Australia’s biggest apartment developer Meriton is offering a full stamp duty refund for foreign and local buyers who acquire its new apartments in NSW.

Managing Director of CBRE Residential Projects, David Milton, was then quoted as saying:

[F]or property developers like Meriton, in order to sell lower quality products, they have to offer discounts.

The article did not refer to Mr Triguboff. He argued that the article was reasonably capable of being about him, and that it defamed him by portraying him as controlling a company that produces: (i) low-quality apartments, and (ii) apartments of such low quality that it has to offer stamp duty discounts to attract purchasers.

Mr Triguboff commenced defamation proceedings in the Federal Court of Australia against the AFR and the journalist who wrote the article.

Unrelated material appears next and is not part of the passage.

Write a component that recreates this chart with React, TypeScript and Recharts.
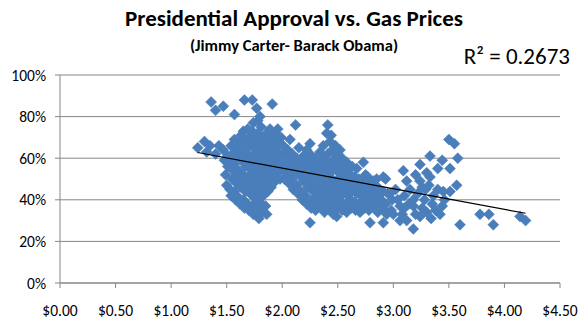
import { CartesianGrid, Scatter, ScatterChart, XAxis, YAxis } from "recharts";

type Pair = [number, number];

// [gas price $, approval %]
const under2: Pair[] = [
  [1.36, 87], [1.4, 83], [1.47, 85], [1.57, 81], [1.66, 88], [1.73, 88], [1.77, 84], [1.91, 86],
  [1.8, 80], [1.74, 77], [1.65, 73], [1.89, 74], [1.96, 74],
  [1.24, 65], [1.3, 68], [1.35, 66], [1.43, 66], [1.47, 64], [1.4, 62], [1.32, 63], [1.51, 61],
  [1.5, 47], [1.49, 52], [1.51, 56], [1.48, 59],
  [1.54, 42], [1.53, 45], [1.55, 50], [1.54, 55], [1.53, 58], [1.55, 62], [1.54, 66],
  [1.58, 40], [1.57, 44], [1.59, 48], [1.58, 53], [1.57, 57], [1.59, 61], [1.58, 65], [1.57, 69],
  [1.62, 38], [1.61, 41], [1.63, 46], [1.62, 50], [1.61, 54], [1.63, 59], [1.62, 63], [1.61, 67], [1.63, 71],
  [1.66, 36], [1.65, 40], [1.67, 44], [1.66, 48], [1.65, 52], [1.67, 56], [1.66, 60], [1.65, 64], [1.67, 68],
  [1.7, 35], [1.69, 38], [1.71, 43], [1.7, 47], [1.69, 51], [1.71, 55], [1.7, 59], [1.69, 62], [1.71, 66], [1.7, 70], [1.69, 74],
  [1.74, 33], [1.73, 37], [1.75, 41], [1.74, 45], [1.73, 49], [1.75, 53], [1.74, 57], [1.73, 61], [1.75, 65], [1.74, 69], [1.73, 73],
  [1.79, 31], [1.78, 36], [1.77, 40], [1.79, 44], [1.78, 48], [1.77, 52], [1.79, 56], [1.78, 60], [1.77, 64], [1.79, 68], [1.78, 72], [1.78, 78],
  [1.82, 34], [1.81, 38], [1.83, 42], [1.82, 46], [1.81, 50], [1.83, 54], [1.82, 58], [1.81, 62], [1.83, 66], [1.82, 70], [1.81, 75],
  [1.86, 33], [1.85, 37], [1.87, 44], [1.86, 48], [1.85, 52], [1.87, 56], [1.86, 60], [1.85, 64], [1.87, 68], [1.86, 72],
  [1.9, 46], [1.89, 50], [1.91, 54], [1.9, 58], [1.89, 62], [1.91, 66], [1.9, 70],
  [1.94, 49], [1.93, 52], [1.95, 56], [1.94, 60], [1.93, 64], [1.95, 68], [1.94, 72],
  [1.98, 50], [1.97, 54], [1.99, 58], [1.98, 62], [1.97, 66], [1.99, 70],
];

const from2to3: Pair[] = [
  [2.12, 76], [2.41, 76], [2.4, 72], [2.25, 67], [2.25, 29], [2.49, 32], [2.79, 29], [2.73, 58], [2.91, 51],
  [2.44, 71], [2.48, 66], [2.52, 64],
  [2.02, 50], [2.01, 54], [2.03, 58], [2.02, 62], [2.01, 66],
  [2.06, 48], [2.05, 52], [2.07, 56], [2.06, 60], [2.05, 64], [2.07, 69],
  [2.1, 45], [2.09, 50], [2.11, 54], [2.1, 58], [2.09, 62],
  [2.14, 43], [2.13, 47], [2.15, 52], [2.14, 56], [2.13, 60], [2.15, 65],
  [2.18, 40], [2.17, 44], [2.19, 49], [2.18, 53], [2.17, 57], [2.19, 61],
  [2.22, 38], [2.21, 42], [2.23, 46], [2.22, 51], [2.21, 55], [2.23, 59], [2.22, 64],
  [2.26, 36], [2.27, 40], [2.26, 45], [2.25, 49], [2.27, 53], [2.26, 57], [2.25, 62],
  [2.3, 35], [2.29, 39], [2.31, 43], [2.3, 47], [2.29, 52], [2.31, 56], [2.3, 60],
  [2.34, 37], [2.33, 41], [2.35, 45], [2.34, 50], [2.33, 54], [2.35, 58], [2.34, 63],
  [2.38, 34], [2.37, 38], [2.39, 42], [2.38, 47], [2.37, 51], [2.39, 55], [2.38, 60], [2.37, 66],
  [2.42, 36], [2.43, 40], [2.42, 44], [2.41, 48], [2.43, 53], [2.42, 57], [2.41, 62], [2.43, 68],
  [2.46, 33], [2.45, 38], [2.47, 42], [2.46, 46], [2.45, 50], [2.47, 55], [2.46, 59], [2.45, 64],
  [2.5, 36], [2.51, 40], [2.5, 45], [2.49, 49], [2.51, 53], [2.5, 57], [2.49, 61],
  [2.54, 35], [2.53, 39], [2.55, 43], [2.54, 47], [2.53, 52], [2.55, 56], [2.54, 60],
  [2.58, 34], [2.57, 37], [2.59, 42], [2.58, 46], [2.57, 50], [2.59, 54], [2.58, 58],
  [2.62, 36], [2.61, 40], [2.63, 44], [2.62, 48], [2.61, 52], [2.63, 56],
  [2.66, 35], [2.65, 39], [2.67, 43], [2.66, 47], [2.65, 51], [2.67, 55],
  [2.7, 34], [2.69, 38], [2.71, 42], [2.7, 46], [2.69, 50],
  [2.74, 36], [2.75, 40], [2.74, 44], [2.73, 48], [2.75, 52],
  [2.78, 35], [2.77, 39], [2.79, 43], [2.78, 47], [2.77, 51],
  [2.82, 37], [2.81, 41], [2.83, 45], [2.82, 49],
  [2.86, 34], [2.85, 38], [2.87, 42], [2.86, 46], [2.85, 50],
  [2.9, 36], [2.89, 40], [2.91, 44], [2.91, 29],
  [2.94, 33], [2.93, 38], [2.95, 43], [2.93, 50], [2.97, 43],
  [2.98, 35], [2.99, 40], [2.88, 43],
];

const over3: Pair[] = [
  [3.5, 69], [3.55, 67], [3.58, 60], [3.33, 61], [3.44, 59], [3.24, 57], [3.09, 54], [3.51, 55],
  [3.4, 55], [3.3, 53], [3.33, 51], [3.12, 49], [3.24, 49], [3.57, 47], [3.45, 44], [3.51, 44],
  [3.29, 45], [3.18, 37], [3.06, 37], [3.35, 38], [3.42, 33], [3.24, 32], [3.06, 30], [3.18, 26],
  [3.6, 28], [3.78, 33], [3.86, 33], [3.9, 28], [4.14, 32], [4.19, 30],
  [3.02, 45], [3.04, 40], [3.08, 33], [3.1, 42], [3.14, 38], [3.15, 45], [3.18, 40], [3.2, 33],
  [3.22, 43], [3.26, 36], [3.28, 40], [3.3, 34], [3.32, 47], [3.36, 42], [3.38, 35], [3.4, 45],
  [3.44, 37], [3.46, 40], [3.12, 30], [3.2, 52], [3.26, 46], [3.34, 31], [3.0, 33], [3.1, 36],
];

const priceTicks = [0, 0.5, 1, 1.5, 2, 2.5, 3, 3.5, 4, 4.5];
const approvalTicks = [0, 20, 40, 60, 80, 100];

// linear trendline (Excel), approval = slope * price + intercept
const trendSlope = -9.9;
const trendIntercept = 75;
const rSquaredLabel = "R² = 0.2673";

const points = [...under2, ...from2to3, ...over3].map(([price, approval]) => ({ price, approval }));
const minPrice = Math.min(...points.map((p) => p.price));
const maxPrice = Math.max(...points.map((p) => p.price));
const trendPoints = [minPrice, maxPrice].map((price) => ({ price, approval: trendSlope * price + trendIntercept }));

const font = "Carlito, Calibri, Lato, sans-serif";
const gray = "#868686";
const blue = "#4a7ebb";

function Diamond(props: { cx?: number; cy?: number }) {
  const { cx, cy } = props;
  if (cx == null || cy == null) return null;
  const r = 5.5;
  return (
    <polygon
      points={`${cx},${cy - r} ${cx + r},${cy} ${cx},${cy + r} ${cx - r},${cy}`}
      fill={blue}
      stroke={blue}
      strokeWidth={0.5}
    />
  );
}

const NoMarker = () => <g />;

export default function App() {
  return (
    <div style={{ position: "absolute", left: 0, top: 0, width: 588, height: 328, background: "#fff", fontFamily: font }}>
      <div style={{ position: "absolute", left: 0, width: 588, top: 7, textAlign: "center", fontSize: 23, fontWeight: 700, lineHeight: 1 }}>
        Presidential Approval vs. Gas Prices
      </div>
      <div style={{ position: "absolute", left: 0, width: 588, top: 37, textAlign: "center", fontSize: 16.5, fontWeight: 700, lineHeight: 1 }}>
        (Jimmy Carter- Barack Obama)
      </div>
      <div style={{ position: "absolute", right: 18, top: 45, fontSize: 23, lineHeight: 1 }}>{rSquaredLabel}</div>
      <ScatterChart width={588} height={328} margin={{ top: 75, right: 28, bottom: 15, left: 0 }}>
        <CartesianGrid horizontal vertical={false} stroke={gray} strokeDasharray="" />
        <XAxis
          type="number"
          dataKey="price"
          domain={[0, 4.5]}
          ticks={priceTicks}
          tickFormatter={(v) => `$${Number(v).toFixed(2)}`}
          axisLine={{ stroke: gray }}
          tickLine={{ stroke: gray }}
          tickSize={5}
          tickMargin={17}
          height={30}
          tick={{ fill: "#000", fontSize: 15.5, fontFamily: font }}
          interval={0}
        />
        <YAxis
          type="number"
          dataKey="approval"
          domain={[0, 100]}
          ticks={approvalTicks}
          tickFormatter={(v) => `${v}%`}
          axisLine={{ stroke: gray }}
          tickLine={{ stroke: gray }}
          tickSize={5}
          tickMargin={9}
          width={60}
          tick={{ fill: "#000", fontSize: 15.5, fontFamily: font }}
          interval={0}
        />
        <Scatter data={points} shape={<Diamond />} isAnimationActive={false} />
        <Scatter
          data={trendPoints}
          line={{ stroke: "#000", strokeWidth: 1.2 }}
          shape={<NoMarker />}
          isAnimationActive={false}
        />
      </ScatterChart>
    </div>
  );
}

A company with more than 10 employees, which is not an ‘excluded corporation’, cannot sue for defamation.2

This does not prevent an individual associated with a company from suing if they can show they are personally defamed along with the company.

Mr Triguboff argued that as he was the founder of Meriton and due to circumstances of his “general notoriety” in relation to Meriton, the article was reasonably capable of defaming him.

His Honour rejected Mr Triguboff’s arguments and stated:

The publication was not “about” Mr Triguboff.  There is nothing in the article that describes Mr Triguboff as the person being referred to, either directly or by any reasonable inference.4

Section 9 is to be read as a real and effective immunity from a defamation suit brought by most companies, save only that if a publication is not just about such a company, but also about a natural person, the natural person may still sue.5

The statement of claim represents a reasonably flagrant attempt to bypass the limitation in s 9 on Meriton suing for defamation.  If this was allowed, that provision would render s 9 meaningless in many cases.6

A reference to a company is not automatically a reference to the natural person or persons running it, or the person or persons who own it.  An article about a company alone, and without more, is not an article about its owner, however notorious the fact of that ownership.  More is required.  The legal entities are separate unless there is something in the publication to bridge that vital and fundamental legal gap.7

His Honour upheld the AFR’s application to strike out Mr Triguboff’s claim and ordered Mr Triguboff to pay costs.

Lavan comment

This case is a clear reinforcement of the principle of a separate corporate identity and the statutory bar on most companies being able to sue for defamation. 

In order for the “man or woman behind the company” reported on being able to sue for defamation when they are not explicitly referred to, an individual must demonstrate a bridge in the article between he or she and the company.  “General notoriety”, or evidence the individual is publicly connected with the company, will not in and of itself be sufficient.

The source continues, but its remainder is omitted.